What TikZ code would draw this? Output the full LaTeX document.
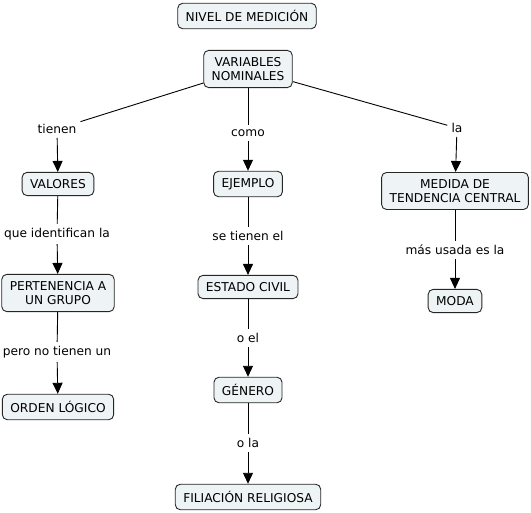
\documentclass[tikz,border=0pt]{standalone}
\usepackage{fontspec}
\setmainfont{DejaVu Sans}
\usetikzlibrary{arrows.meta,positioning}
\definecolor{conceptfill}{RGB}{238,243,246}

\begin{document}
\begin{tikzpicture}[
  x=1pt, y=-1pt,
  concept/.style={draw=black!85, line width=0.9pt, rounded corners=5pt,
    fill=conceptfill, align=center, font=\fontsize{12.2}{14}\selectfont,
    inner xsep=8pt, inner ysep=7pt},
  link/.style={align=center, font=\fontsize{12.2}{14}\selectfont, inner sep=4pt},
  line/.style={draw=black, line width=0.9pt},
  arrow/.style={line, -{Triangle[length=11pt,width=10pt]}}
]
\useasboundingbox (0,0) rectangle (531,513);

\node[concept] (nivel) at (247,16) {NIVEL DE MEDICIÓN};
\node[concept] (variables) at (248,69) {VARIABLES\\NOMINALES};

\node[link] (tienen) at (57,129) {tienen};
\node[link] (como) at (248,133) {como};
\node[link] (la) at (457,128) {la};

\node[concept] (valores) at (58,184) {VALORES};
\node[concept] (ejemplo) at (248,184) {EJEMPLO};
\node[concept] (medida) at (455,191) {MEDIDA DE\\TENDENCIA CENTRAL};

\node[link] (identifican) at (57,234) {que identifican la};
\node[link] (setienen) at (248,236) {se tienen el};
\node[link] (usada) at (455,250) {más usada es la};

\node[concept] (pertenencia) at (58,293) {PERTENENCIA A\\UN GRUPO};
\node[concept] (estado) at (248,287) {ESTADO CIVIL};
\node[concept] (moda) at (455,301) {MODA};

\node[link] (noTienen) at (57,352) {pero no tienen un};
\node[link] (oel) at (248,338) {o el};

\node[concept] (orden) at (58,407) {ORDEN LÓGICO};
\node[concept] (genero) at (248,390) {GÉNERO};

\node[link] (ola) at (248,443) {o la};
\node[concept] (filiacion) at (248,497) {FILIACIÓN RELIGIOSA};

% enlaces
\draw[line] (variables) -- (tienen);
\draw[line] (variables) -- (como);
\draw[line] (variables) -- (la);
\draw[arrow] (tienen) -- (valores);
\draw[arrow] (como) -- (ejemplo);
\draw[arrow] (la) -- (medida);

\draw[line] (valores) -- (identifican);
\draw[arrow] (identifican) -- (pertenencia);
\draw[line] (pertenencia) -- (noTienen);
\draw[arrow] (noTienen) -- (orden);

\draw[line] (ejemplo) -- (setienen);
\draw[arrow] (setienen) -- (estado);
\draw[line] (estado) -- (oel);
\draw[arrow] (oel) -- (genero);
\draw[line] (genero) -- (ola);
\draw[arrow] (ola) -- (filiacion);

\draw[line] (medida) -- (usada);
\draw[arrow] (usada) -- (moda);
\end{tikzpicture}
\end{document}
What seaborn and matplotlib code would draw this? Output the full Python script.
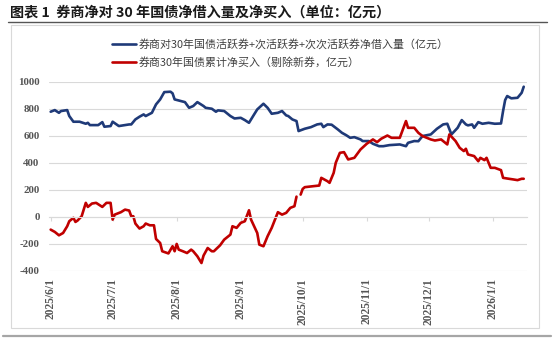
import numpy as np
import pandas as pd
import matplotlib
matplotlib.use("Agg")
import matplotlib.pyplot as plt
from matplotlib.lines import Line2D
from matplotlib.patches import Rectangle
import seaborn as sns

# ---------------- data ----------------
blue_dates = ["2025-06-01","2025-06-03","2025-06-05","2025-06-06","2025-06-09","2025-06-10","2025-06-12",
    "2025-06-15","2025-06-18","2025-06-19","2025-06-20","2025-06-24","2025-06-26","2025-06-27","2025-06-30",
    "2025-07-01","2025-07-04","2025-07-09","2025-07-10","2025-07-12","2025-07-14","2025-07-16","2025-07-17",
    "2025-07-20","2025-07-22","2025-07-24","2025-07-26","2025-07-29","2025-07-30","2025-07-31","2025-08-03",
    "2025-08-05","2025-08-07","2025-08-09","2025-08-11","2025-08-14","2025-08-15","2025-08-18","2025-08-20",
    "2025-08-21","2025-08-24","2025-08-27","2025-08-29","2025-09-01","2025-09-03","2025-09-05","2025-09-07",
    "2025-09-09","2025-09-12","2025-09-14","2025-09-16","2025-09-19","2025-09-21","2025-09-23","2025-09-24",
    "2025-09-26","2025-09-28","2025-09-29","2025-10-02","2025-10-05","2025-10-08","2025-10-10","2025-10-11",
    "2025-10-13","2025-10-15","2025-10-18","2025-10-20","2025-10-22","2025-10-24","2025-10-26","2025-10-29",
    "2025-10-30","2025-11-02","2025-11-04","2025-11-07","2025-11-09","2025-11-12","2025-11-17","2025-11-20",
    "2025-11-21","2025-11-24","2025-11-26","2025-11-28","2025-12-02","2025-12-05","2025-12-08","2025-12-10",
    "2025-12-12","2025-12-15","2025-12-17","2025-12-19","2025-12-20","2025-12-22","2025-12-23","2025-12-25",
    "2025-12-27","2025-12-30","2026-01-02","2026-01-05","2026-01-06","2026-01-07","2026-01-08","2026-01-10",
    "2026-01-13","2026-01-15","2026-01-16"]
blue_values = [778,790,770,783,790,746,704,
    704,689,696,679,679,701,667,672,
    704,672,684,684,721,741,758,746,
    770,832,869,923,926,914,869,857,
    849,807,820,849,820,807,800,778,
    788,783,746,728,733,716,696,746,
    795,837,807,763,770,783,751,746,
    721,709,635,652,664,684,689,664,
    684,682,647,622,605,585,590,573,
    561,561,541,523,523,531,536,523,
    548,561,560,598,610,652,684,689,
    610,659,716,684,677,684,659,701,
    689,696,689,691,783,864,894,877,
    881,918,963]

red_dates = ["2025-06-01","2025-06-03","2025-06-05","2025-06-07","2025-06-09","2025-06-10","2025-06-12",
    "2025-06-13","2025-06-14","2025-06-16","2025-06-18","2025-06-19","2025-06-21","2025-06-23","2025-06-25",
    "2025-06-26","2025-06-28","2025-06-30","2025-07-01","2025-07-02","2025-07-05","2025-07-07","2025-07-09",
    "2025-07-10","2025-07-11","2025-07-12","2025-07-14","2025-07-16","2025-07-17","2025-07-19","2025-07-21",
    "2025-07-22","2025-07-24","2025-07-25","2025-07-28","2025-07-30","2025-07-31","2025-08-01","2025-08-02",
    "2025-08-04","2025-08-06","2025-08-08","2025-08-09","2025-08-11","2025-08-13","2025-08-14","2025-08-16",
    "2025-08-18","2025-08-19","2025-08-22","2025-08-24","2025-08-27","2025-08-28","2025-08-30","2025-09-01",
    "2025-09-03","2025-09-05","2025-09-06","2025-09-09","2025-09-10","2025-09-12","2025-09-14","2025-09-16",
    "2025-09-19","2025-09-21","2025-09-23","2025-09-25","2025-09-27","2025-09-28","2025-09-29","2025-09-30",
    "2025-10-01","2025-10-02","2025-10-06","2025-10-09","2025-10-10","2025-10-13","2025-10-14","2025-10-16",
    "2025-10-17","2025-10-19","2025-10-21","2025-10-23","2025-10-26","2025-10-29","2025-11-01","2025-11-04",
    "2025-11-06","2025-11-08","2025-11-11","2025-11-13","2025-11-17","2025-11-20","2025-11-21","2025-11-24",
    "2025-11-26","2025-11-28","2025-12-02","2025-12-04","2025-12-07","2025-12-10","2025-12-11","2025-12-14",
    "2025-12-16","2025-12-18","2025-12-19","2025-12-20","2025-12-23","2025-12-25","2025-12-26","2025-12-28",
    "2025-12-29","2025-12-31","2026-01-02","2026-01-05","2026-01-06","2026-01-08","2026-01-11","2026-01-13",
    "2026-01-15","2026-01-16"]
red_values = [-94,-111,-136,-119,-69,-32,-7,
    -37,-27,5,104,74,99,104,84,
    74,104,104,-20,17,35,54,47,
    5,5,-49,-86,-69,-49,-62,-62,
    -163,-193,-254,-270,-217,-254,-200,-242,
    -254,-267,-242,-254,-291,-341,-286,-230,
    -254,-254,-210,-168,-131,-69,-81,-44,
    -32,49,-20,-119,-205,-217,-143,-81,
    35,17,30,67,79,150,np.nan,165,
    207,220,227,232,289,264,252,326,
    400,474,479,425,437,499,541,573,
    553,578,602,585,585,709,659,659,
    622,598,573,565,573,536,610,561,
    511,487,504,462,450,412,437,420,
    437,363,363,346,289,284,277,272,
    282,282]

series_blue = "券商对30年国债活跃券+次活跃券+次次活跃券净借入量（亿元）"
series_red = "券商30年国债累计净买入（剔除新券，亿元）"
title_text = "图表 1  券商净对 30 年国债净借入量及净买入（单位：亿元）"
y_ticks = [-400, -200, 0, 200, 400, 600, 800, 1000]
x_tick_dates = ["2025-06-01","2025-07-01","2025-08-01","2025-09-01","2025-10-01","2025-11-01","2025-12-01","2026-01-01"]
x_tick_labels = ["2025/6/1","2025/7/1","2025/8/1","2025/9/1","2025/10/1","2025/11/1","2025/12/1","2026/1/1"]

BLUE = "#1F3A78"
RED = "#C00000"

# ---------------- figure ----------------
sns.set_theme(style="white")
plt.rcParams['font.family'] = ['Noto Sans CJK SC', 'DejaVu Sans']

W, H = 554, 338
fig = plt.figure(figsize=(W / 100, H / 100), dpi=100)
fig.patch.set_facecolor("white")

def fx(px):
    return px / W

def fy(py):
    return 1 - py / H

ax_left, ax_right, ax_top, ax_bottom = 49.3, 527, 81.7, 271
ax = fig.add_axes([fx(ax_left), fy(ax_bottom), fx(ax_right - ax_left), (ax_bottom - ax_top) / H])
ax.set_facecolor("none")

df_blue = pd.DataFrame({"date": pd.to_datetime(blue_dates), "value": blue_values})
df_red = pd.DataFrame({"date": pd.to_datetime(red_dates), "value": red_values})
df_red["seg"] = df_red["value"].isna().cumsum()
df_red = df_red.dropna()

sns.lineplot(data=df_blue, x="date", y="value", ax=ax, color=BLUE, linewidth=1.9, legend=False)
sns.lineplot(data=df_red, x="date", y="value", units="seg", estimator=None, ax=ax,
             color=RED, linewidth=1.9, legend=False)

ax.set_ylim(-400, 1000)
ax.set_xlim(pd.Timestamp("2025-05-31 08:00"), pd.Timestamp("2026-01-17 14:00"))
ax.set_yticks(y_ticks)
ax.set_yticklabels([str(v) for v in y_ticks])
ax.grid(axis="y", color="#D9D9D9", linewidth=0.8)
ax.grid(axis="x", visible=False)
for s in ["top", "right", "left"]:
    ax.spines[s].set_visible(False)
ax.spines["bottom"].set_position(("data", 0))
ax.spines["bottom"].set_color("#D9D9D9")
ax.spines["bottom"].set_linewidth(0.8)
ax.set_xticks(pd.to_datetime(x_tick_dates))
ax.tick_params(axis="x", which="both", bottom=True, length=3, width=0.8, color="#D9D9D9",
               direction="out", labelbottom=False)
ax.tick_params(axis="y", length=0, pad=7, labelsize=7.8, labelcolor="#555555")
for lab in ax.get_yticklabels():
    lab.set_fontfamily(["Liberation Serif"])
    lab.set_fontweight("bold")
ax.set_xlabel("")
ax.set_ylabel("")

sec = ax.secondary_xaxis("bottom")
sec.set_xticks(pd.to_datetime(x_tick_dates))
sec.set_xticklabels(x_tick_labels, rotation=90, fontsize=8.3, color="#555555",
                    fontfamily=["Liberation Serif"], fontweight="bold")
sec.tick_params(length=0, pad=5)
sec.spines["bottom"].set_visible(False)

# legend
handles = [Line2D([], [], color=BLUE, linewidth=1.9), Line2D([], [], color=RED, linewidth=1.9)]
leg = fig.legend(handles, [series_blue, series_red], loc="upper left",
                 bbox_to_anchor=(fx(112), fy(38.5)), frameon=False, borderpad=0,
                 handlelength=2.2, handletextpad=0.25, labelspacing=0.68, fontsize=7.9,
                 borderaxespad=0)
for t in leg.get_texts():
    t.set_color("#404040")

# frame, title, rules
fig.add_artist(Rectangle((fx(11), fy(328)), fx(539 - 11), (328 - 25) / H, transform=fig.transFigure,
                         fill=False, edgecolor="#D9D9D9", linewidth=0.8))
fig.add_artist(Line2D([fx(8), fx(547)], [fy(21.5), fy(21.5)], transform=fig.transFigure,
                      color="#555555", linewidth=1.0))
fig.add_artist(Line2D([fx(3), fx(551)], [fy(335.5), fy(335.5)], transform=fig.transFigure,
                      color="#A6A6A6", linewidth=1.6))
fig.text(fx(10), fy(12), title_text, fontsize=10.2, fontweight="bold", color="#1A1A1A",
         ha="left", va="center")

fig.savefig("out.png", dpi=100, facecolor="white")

════════════════

● **Exercise aim**: Exclude any pictures, and restate word for word the lines from the one containing "What seaborn and" through the one containing "import seaborn as sns", both included.

● **Output of the task**:
What seaborn and matplotlib code would draw this? Output the full Python script.
import numpy as np
import pandas as pd
import matplotlib
matplotlib.use("Agg")
import matplotlib.pyplot as plt
from matplotlib.lines import Line2D
from matplotlib.patches import Rectangle
import seaborn as sns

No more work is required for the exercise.